For many Americans today, it seems self evident that science and religion are in conflict—and always have been. However, historically speaking, this perceived opposition is actually quite recent. The roots of this culture war date to the end of the 19th century, and its most extreme expression emerged with the publication of Andrew D. White’s Warfare of Science with Theology in 1896. Some thirty years later, with the so-called “Scopes Monkey Trial” in 1925, many Americans decided that one could not take both Christian faith and scientific inquiry seriously; it would have to be one or the other.
Praveen helps us to see that this “warfare model” is an erroneous and unhelpful perception. As they say, though, sometimes the perception is the reality. As Praveen explains, this can make things especially difficult for Christians working in the natural sciences.
How have you experienced this kind of dualistic either/or thinking in your scientific education and work?
Exposing the Fallacy
Praveen identifies mistrust between scientists and people of faith (on both sides of the divide) as the prime cause of the breakdown. But it hasn’t always been this way, and it doesn’t have to be this way now. Actually, Christians have a rich heritage of exploring the natural world. Praveen identifies Johannes Kepler as one example of a Christian who understood his scientific work as an act of worship, but there are many others.

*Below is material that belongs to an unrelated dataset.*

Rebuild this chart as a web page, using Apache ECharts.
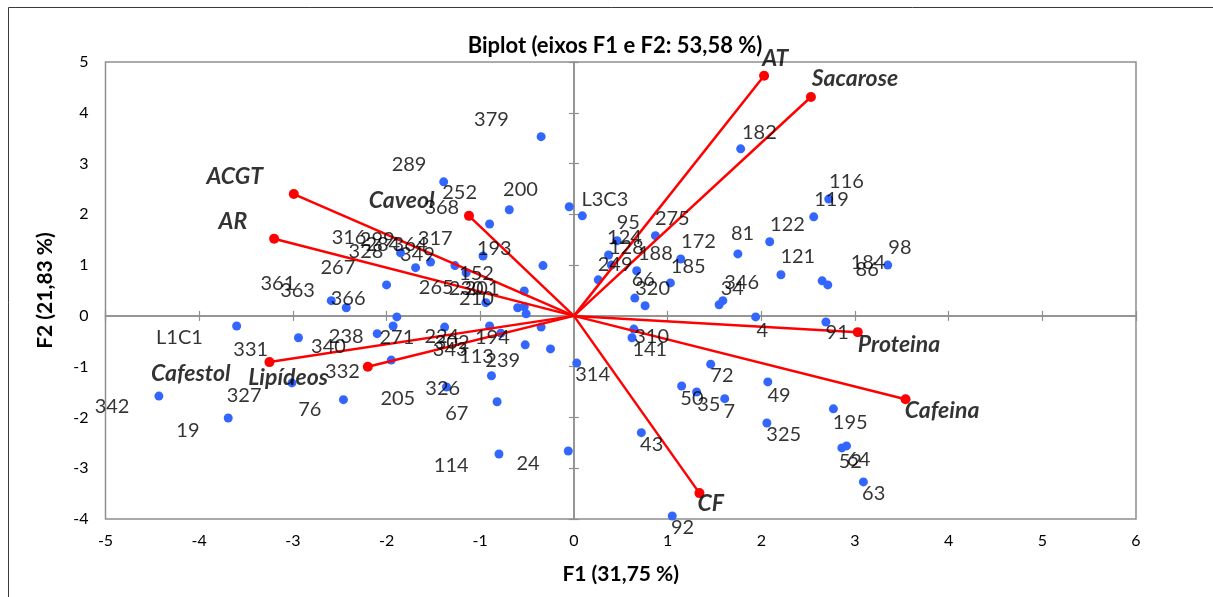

There is a richer, though somewhat ignored, history of partnership between science and faith than what most appreciate today. The modern notion that deep faith in what cannot be seen is somehow in direct opposition to one’s ability to do rigorous study of what can be seen is a fallacy.

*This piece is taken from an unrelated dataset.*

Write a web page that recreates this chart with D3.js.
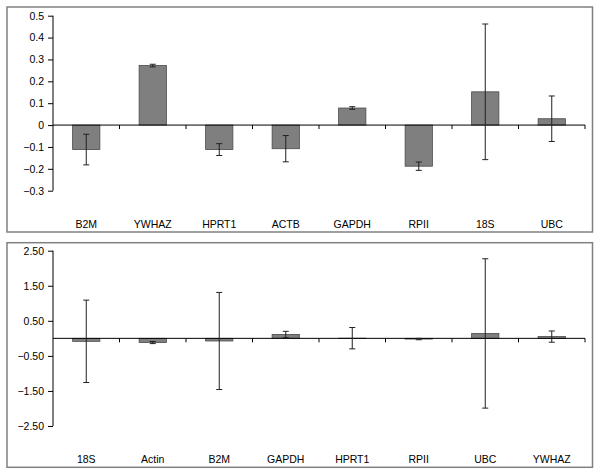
<!DOCTYPE html>
<html lang="en">
<head>
<meta charset="UTF-8">
<title>Reference gene expression</title>
<style>
    body { margin: 0; background: #fff; }
    svg text { font-family: "Liberation Sans", Arial, sans-serif; font-size: 10.5px; fill: #000; }
</style>
<script src="https://d3js.org/d3.v7.min.js"></script>
</head>
<body>
<svg id="chart" width="600" height="475"></svg>
<script>
// top panel data
var topGenes = ["B2M", "YWHAZ", "HPRT1", "ACTB", "GAPDH", "RPII", "18S", "UBC"];
var topValues = [-0.112, 0.272, -0.112, -0.108, 0.078, -0.188, 0.152, 0.029];
var topErrors = [0.070, 0.006, 0.027, 0.060, 0.006, 0.019, 0.310, 0.104];
var topTicks = [0.5, 0.4, 0.3, 0.2, 0.1, 0, -0.1, -0.2, -0.3];

// bottom panel data
var bottomGenes = ["18S", "Actin", "B2M", "GAPDH", "HPRT1", "RPII", "UBC", "YWHAZ"];
var bottomValues = [-0.085, -0.12, -0.075, 0.11, 0.005, -0.02, 0.14, 0.05];
var bottomErrors = [1.175, 0.03, 1.385, 0.09, 0.305, 0.02, 2.13, 0.16];
var bottomTicks = [2.5, 1.5, 0.5, -0.5, -1.5, -2.5];

var svg = d3.select("#chart");

function drawPanel(opts) {
    var g = svg.append("g");

    // panel frame
    g.append("rect")
        .attr("x", 7).attr("y", opts.top)
        .attr("width", 585.5).attr("height", opts.bottom - opts.top)
        .attr("fill", "#fff")
        .attr("stroke", "#808080")
        .attr("stroke-width", 1.5);

    var x = d3.scaleBand()
        .domain(opts.genes)
        .range([53, 585])
        .padding(0);

    var y = d3.scaleLinear()
        .domain(opts.domain)
        .range(opts.yRange);

    var barW = x.bandwidth() * 0.41;

    // y axis
    var yAxis = d3.axisLeft(y)
        .tickValues(opts.ticks)
        .tickFormat(opts.format)
        .tickSize(5)
        .tickPadding(4);
    var ya = g.append("g")
        .attr("transform", "translate(53,0)")
        .call(yAxis);
    ya.select(".domain").attr("stroke", "#000").attr("d", "M0," + y(opts.domain[1]) + "V" + y(opts.domain[0]));
    ya.selectAll(".tick line").attr("stroke", "#000");
    ya.selectAll("text").style("font-size", "10.5px").attr("fill", "#000");

    var data = opts.genes.map(function (d, i) {
        return { gene: d, value: opts.values[i], err: opts.errors[i] };
    });

    // bars
    g.selectAll(".bar")
        .data(data)
        .enter()
        .append("rect")
        .attr("class", "bar")
        .attr("x", function (d) { return x(d.gene) + (x.bandwidth() - barW) / 2; })
        .attr("width", barW)
        .attr("y", function (d) { return y(Math.max(0, d.value)); })
        .attr("height", function (d) { return Math.abs(y(d.value) - y(0)); })
        .attr("fill", "#7f7f7f")
        .attr("stroke", "#4a4a4a")
        .attr("stroke-width", 0.8);

    // zero line with category ticks
    g.append("line")
        .attr("x1", 53).attr("x2", 585)
        .attr("y1", y(0)).attr("y2", y(0))
        .attr("stroke", "#000");
    g.selectAll(".xtick")
        .data(opts.genes)
        .enter()
        .append("line")
        .attr("x1", function (d) { return x(d) + x.bandwidth(); })
        .attr("x2", function (d) { return x(d) + x.bandwidth(); })
        .attr("y1", y(0)).attr("y2", y(0) + 4)
        .attr("stroke", "#000");

    // error bars
    var eb = g.selectAll(".err")
        .data(data)
        .enter()
        .append("g")
        .attr("stroke", "#202020")
        .attr("stroke-width", 1);
    eb.append("line")
        .attr("x1", function (d) { return x(d.gene) + x.bandwidth() / 2; })
        .attr("x2", function (d) { return x(d.gene) + x.bandwidth() / 2; })
        .attr("y1", function (d) { return y(d.value + d.err); })
        .attr("y2", function (d) { return y(d.value - d.err); });
    [1, -1].forEach(function (s) {
        eb.append("line")
            .attr("x1", function (d) { return x(d.gene) + x.bandwidth() / 2 - 3; })
            .attr("x2", function (d) { return x(d.gene) + x.bandwidth() / 2 + 3; })
            .attr("y1", function (d) { return y(d.value + s * d.err); })
            .attr("y2", function (d) { return y(d.value + s * d.err); });
    });

    // category labels at the bottom of the panel
    g.selectAll(".lab")
        .data(opts.genes)
        .enter()
        .append("text")
        .attr("x", function (d) { return x(d) + x.bandwidth() / 2; })
        .attr("y", opts.labelY)
        .attr("text-anchor", "middle")
        .text(function (d) { return d; });
}

drawPanel({
    genes: topGenes, values: topValues, errors: topErrors, ticks: topTicks,
    domain: [-0.3, 0.5], yRange: [190.7, 15.7],
    format: function (d) { return d === 0 ? "0" : d3.format(".1f")(d); },
    top: 7, bottom: 232, labelY: 228
});

drawPanel({
    genes: bottomGenes, values: bottomValues, errors: bottomErrors, ticks: bottomTicks,
    domain: [-2.5, 2.5], yRange: [426, 250.7],
    format: d3.format(".2f"),
    top: 242.7, bottom: 467.3, labelY: 462.5
});
</script>
</body>
</html>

Asking the Right Questions
From the earliest days of the faith, Christians have maintained that there is one ultimate Truth, but also that there are multiple ways of apprehending it. However, since the so-called Scientific Revolution of the 16th and 17th centuries, many folks have assumed that the only things that are “real” are physical things, and that there is only one way to arrive at “real” knowledge: scientific observation.
And yet Praveen notes that something may be real and unseen at the same time. In fact, according to the Apostle Paul, things unseen may be more real than the things we can see: “For the things that are seen are transient, but the things that are unseen are eternal” (2 Corinthians 4:18).

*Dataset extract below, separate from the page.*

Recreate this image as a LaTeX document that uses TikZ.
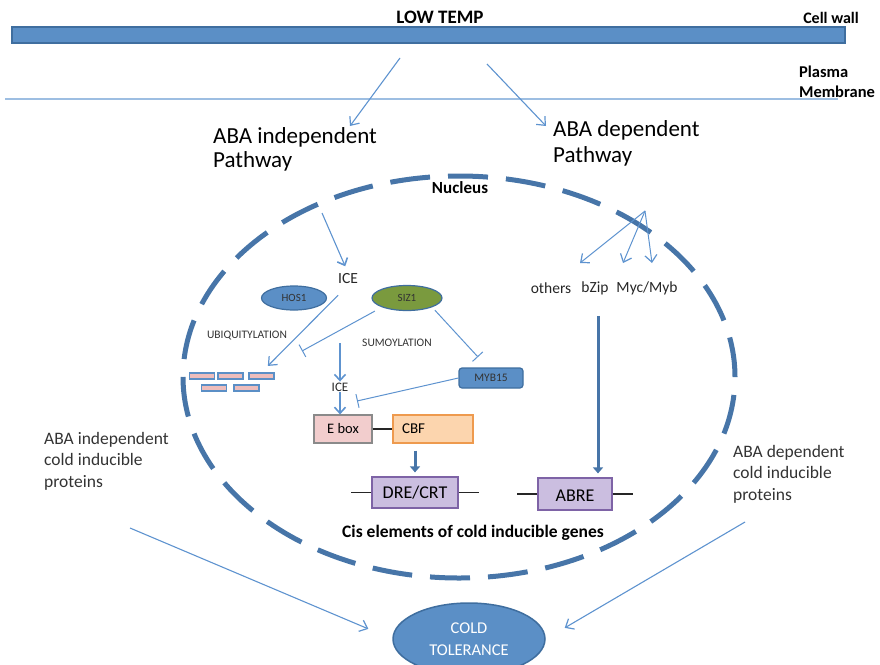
\documentclass[tikz,border=0pt]{standalone}
\usepackage{fontspec}
\setmainfont{Carlito}
\usetikzlibrary{arrows.meta,shapes.geometric,calc}

\definecolor{wallblue}{HTML}{5B8FC6}
\definecolor{walledge}{HTML}{3F6E9F}
\definecolor{arrowblue}{HTML}{5E93CF}
\definecolor{membranecol}{HTML}{9DBEE2}
\definecolor{nucblue}{HTML}{4775A8}
\definecolor{sizgreen}{HTML}{7A9A3E}
\definecolor{brickpink}{HTML}{EDBDBC}
\definecolor{eboxpink}{HTML}{F2CDCD}
\definecolor{eboxedge}{HTML}{8A8A8A}
\definecolor{cbforange}{HTML}{FCD5AE}
\definecolor{cbfedge}{HTML}{EE9A4E}
\definecolor{crefill}{HTML}{CBBEE0}
\definecolor{creedge}{HTML}{7E63A6}
\definecolor{labelgray}{HTML}{333333}

\tikzset{
  arr/.style={draw=arrowblue, line width=1.1pt, -{Straight Barb[length=7pt,width=12pt,line width=1.2pt]}},
  innerarr/.style={draw=arrowblue, line width=1.6pt, -{Straight Barb[length=6pt,width=11pt,line width=1.6pt]}},
  inhib/.style={draw=arrowblue, line width=1pt, -{Bar[width=14pt,line width=1pt]}},
  thickarr/.style={draw=nucblue, line width=3pt, -{Triangle[length=6pt,width=10pt]}},
  boldlabel/.style={font=\bfseries\fontsize{16.5}{20}\selectfont, align=left, inner sep=0pt},
  pathlabel/.style={font=\fontsize{23}{24}\selectfont, align=left, inner sep=0pt, anchor=north west},
  protlabel/.style={font=\fontsize{17.5}{21.5}\selectfont, align=left, inner sep=0pt, anchor=north west, text=labelgray},
  tflabel/.style={font=\fontsize{15.5}{18}\selectfont, inner sep=1pt, text=black!85},
  smalllabel/.style={font=\fontsize{11.5}{13}\selectfont, inner sep=0pt, text=labelgray},
  oval/.style={ellipse, draw=walledge, line width=1.2pt, inner sep=0pt, font=\fontsize{11}{13}\selectfont, text=black!80},
  brick/.style={rectangle, draw=wallblue, fill=brickpink, line width=1.4pt, minimum width=25pt, minimum height=6pt, inner sep=0pt},
  elem/.style={rectangle, draw=creedge, fill=crefill, line width=1.2pt, inner sep=0pt, font=\fontsize{18}{21}\selectfont},
  nucleus/.style={draw=nucblue, line width=5pt, dash pattern=on 40pt off 18pt}
}

\begin{document}
\begin{tikzpicture}[x=1pt,y=-1pt]
\useasboundingbox (0,0) rectangle (880,664);

% cell wall and plasma membrane
\node[font=\bfseries\fontsize{19}{22}\selectfont, inner sep=0pt] (lowtemp) at (440,17) {LOW TEMP};
\node[boldlabel, font=\bfseries\fontsize{16}{19}\selectfont] (cellwalllabel) at (831,18) {Cell wall};
\node[rectangle, draw=walledge, fill=wallblue, line width=1.5pt, minimum width=833pt, minimum height=16pt, inner sep=0pt] (wall) at (428.5,35) {};
\node[boldlabel] (pmlabel) at (837,82) {Plasma\\Membrane};
\draw[membranecol, line width=1.5pt] (5,99) -- (838,99);

% the two pathways
\node[pathlabel] (indep) at (213,127) {ABA independent\\Pathway};
\node[pathlabel, font=\fontsize{23}{26}\selectfont] (dep) at (553,120) {ABA dependent\\Pathway};
\coordinate (srcL) at (400,58);
\coordinate (srcR) at (487,64);
\coordinate (tipL) at (350,126);
\coordinate (tipR) at (546,126);
\draw[arr] (srcL) -- (tipL);
\draw[arr] (srcR) -- (tipR);

% nucleus
\draw[nucleus] (459,377) ellipse [x radius=276pt, y radius=201pt];
\node[font=\bfseries\fontsize{17}{20}\selectfont, inner sep=0pt] (nuclabel) at (460,188) {Nucleus};

% ABA independent branch
\coordinate (entryL) at (322,213);
\node[tflabel] (ice1) at (348,279) {ICE};
\draw[innerarr, line width=1.1pt, shorten >=7pt] (entryL) -- (ice1.north);
\node[oval, fill=wallblue, minimum width=65pt, minimum height=24pt] (hos) at (294,298) {HOS1};
\node[oval, fill=sizgreen, minimum width=70pt, minimum height=25pt] (siz) at (407,298) {SIZ1};
\node[smalllabel] (ubiq) at (247,336) {UBIQUITYLATION};
\node[smalllabel] (sumo) at (397,343) {SUMOYLATION};

\node[brick] (b1) at (202,376) {};
\node[brick] (b2) at (230.5,376) {};
\node[brick] (b3) at (261.5,376) {};
\node[brick] (b4) at (214,388) {};
\node[brick] (b5) at (246.5,388) {};
\draw[arr, shorten <=14pt, shorten >=9pt] (ice1.south) -- (b3.north);

\coordinate (ubT) at (302,351);
\coordinate (mybT) at (478,357);
\draw[inhib, shorten <=8pt] (siz.south west) -- (ubT);
\draw[inhib, shorten <=4pt] (siz.south east) -- (mybT);

\node[rectangle, draw=walledge, fill=wallblue, rounded corners=3pt, line width=1.2pt, minimum width=64pt, minimum height=20pt, inner sep=0pt, font=\fontsize{11.5}{13}\selectfont, text=black!80] (myb) at (491,378) {MYB15};

\coordinate (sumoIce) at (340,343);
\node[tflabel, font=\fontsize{13}{15}\selectfont] (ice2) at (340,387) {ICE};
\draw[innerarr] (sumoIce) -- (ice2.north);

\node[rectangle, draw=eboxedge, fill=eboxpink, line width=1.2pt, minimum width=58pt, minimum height=28pt, inner sep=0pt, font=\fontsize{14.5}{16}\selectfont] (ebox) at (343,429) {E box};
\node[rectangle, draw=cbfedge, fill=cbforange, line width=1.2pt, text width=62pt, inner xsep=9pt, minimum height=28pt, inner ysep=0pt, align=left, font=\fontsize{15}{17}\selectfont] (cbf) at (433,429) {CBF};
\draw[innerarr] (ice2.south) -- (ice2.south |- ebox.north);
\coordinate (ebT) at (357,401);
\draw[inhib] (myb.west) -- (ebT);
\draw[black!85, line width=1.1pt] (ebox.east) -- (cbf.west);

\node[elem, minimum width=86pt, minimum height=31pt] (dre) at (415,492.5) {DRE/CRT};
\draw[thickarr, shorten <=7pt, shorten >=4pt] (cbf.south -| dre.north) -- (dre.north);
\draw[black!85, line width=1.1pt] (dre.west) -- +(-20,0);
\draw[black!85, line width=1.1pt] (dre.east) -- +(20,0);

% ABA dependent branch
\coordinate (fan) at (645,211);
\node[tflabel] (others) at (551,288) {others};
\node[tflabel] (bzip) at (595,288) {bZip};
\node[tflabel] (myc) at (647,288) {Myc/Myb};
\coordinate (tipO) at (580,263);
\coordinate (tipB) at (623,263);
\coordinate (tipM) at (652,263);
\draw[arr, line width=1pt] (fan) -- (tipO);
\draw[arr, line width=1pt] (fan) -- (tipB);
\draw[arr, line width=1pt] (fan) -- (tipM);

\node[elem, minimum width=74pt, minimum height=32pt, text depth=0pt] (abre) at (575,494) {\raisebox{-3pt}{ABRE}};
\coordinate (bzfoot) at ($(bzip.south)+(3,20)$);
\draw[thickarr, shorten >=4pt] (bzfoot) -- (bzfoot |- abre.north);
\draw[black!85, line width=1.1pt] (abre.west) -- +(-20,0);
\draw[black!85, line width=1.1pt] (abre.east) -- +(20,0);

\node[font=\bfseries\fontsize{17.5}{20}\selectfont, inner sep=0pt] (cis) at (473,533) {Cis elements of cold inducible genes};

% cold inducible proteins and tolerance
\node[protlabel] (protL) at (44,432) {ABA independent\\cold inducible\\proteins};
\node[protlabel] (protR) at (733,445) {ABA dependent\\cold inducible\\proteins};
\node[ellipse, draw=walledge, fill=wallblue, line width=1.5pt, minimum width=152pt, minimum height=72pt, inner sep=0pt, align=center, text=white, font=\fontsize{16.5}{22}\selectfont] (cold) at (469,639) {COLD\\TOLERANCE};
\coordinate (fromL) at (130,528);
\coordinate (fromR) at (745,522);
\draw[arr, shorten >=26pt] (fromL) -- (cold.west);
\draw[arr, shorten >=22pt] (fromR) -- (cold.east);
\end{tikzpicture}
\end{document}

Take a moment to think of some examples of things that are unseen and yet nevertheless real.
Part of the confusion results from a misunderstanding about what faith and religion are each trying to do in their own unique ways. The Scottish theologian David Fergusson puts it like this:
This controversy [between modern science and classical creationism] becomes more apparent than real if we can understand the creation narratives as testifying to the origin of the world as being an act of God. The scientific account of the how of creation can thus sit alongside the theological account of its why. Since theology and science function at different levels of explanation, these are not competing but complementary accounts of the world.
Fergusson’s point is that science and theology can complement each other precisely because they are different modes of inquiry, using different methodologies and asking different questions.
Let’s pause to think together about what this might mean:
- What kinds of questions is theology asking? Are there questions about the nature of creation that, for example, the Bible does not answer?
- What kinds of questions is science asking? Are there questions about the nature of reality that science cannot answer?
What's at Stake?
How we handle this question may seem like an issue for scientific specialists, but there’s actually a lot at stake for all Christians. Praveen shares out of his own experience with young Christian students who are shaken by doubt and distress when first exposed to the hard sciences because they had never been given the freedom to wrestle with uncertainty. The result is a series of unnecessary and painful crises of faith.
But Christians should be characterized by a vibrant and daring intellectual life. After all, if we really do have the Truth–or, perhaps it would be better to say that the Truth has us–then we should feel the freedom to pursue our vocations without reserve and in any field. As the Apostle Paul reminds us, “God has not given us a spirit of fear, but of love, power, and sound mind” (2 Timothy 1:7, KJV).
Intellectual fear is a symptom of what the German theologian Jürgen Moltmann once called “pusillanimous faith” in his book The Crucified God. Pusillanimous faith is a timid faith, a faith closed in on itself, a faith feeling constantly under threat from foreign and menacing ideas. It is a fearful and rigid faith, and it’s not the faith befitting of those who have been given “the mind of Christ” (1 Corinthians 2:16).
How have you encountered fearfulness–whether from the Christian community or the scientific community–in your vocation?
What are some specific ways you can cultivate the “sound mind” of which Paul speaks–an intellectual life defined by fearlessness and daring?
Have you ever felt a sense of angst and restlessness regarding your work?
Have you ever wondered if you were doing what God has called you to do?